See transcript below.

>"Bush's stupidity": Why do you think he was stupid?

See transcript below.

>As to Kerry's statement "that he was a Roman Catholic but... could not let 
>his faith influence his decision," I'd be really interested in knowing how 
>he reconciled that contradiction.  As a Roman Catholic, he has signed on 
>to the belief that abortion is homicide.  How could he possibly ignore 
>that in his practical decisions on abortion?

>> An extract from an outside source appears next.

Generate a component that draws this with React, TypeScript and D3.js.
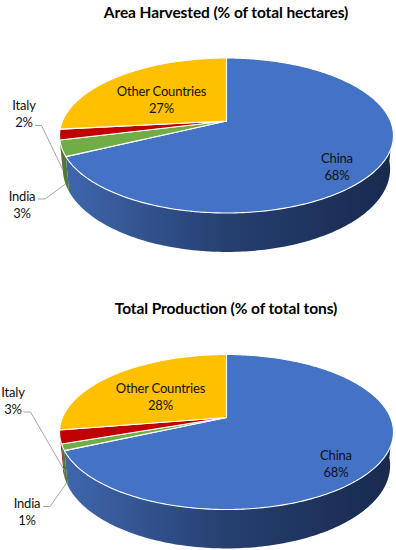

You're asking about a man's private conscience. What I don't understand is 
how people who truly believe abortion is homicide can refrain from 
demanding that everyone knowingly involved, always and without exception, 
be charged with murder. Actually it seems to be only a small contingent of 
crazies who think so. Pragmatically, most people really don't equate 
abortion with murder.

>If he gave a "supple, concise and principled" explanation of how to 
>resolve this profound problem, I'd like to know what the explanation was.
>
>More details, please.

There's a full transcript at http://www.debates.org/pages/trans2004c.html

Here's the relevant section, with my summaries and comments:

==================

DEGENHART: Senator Kerry, suppose you are speaking with a voter who 
believed abortion is murder and the voter asked for reassurance that his or 
her tax dollars would not go to support abortion, what would you say to 
that person?

KERRY: I would say to that person exactly what I will say to you right now.

First of all, I cannot tell you how deeply I respect the belief about life 
and when it begins. I'm a Catholic, raised a Catholic. I was an altar boy. 
Religion has been a huge part of my life. It helped lead me through a war, 
leads me today.

But I can't take what is an article of faith for me and legislate it for 
someone who doesn't share that article of faith, whether they be agnostic, 
atheist, Jew, Protestant, whatever. I can't do that.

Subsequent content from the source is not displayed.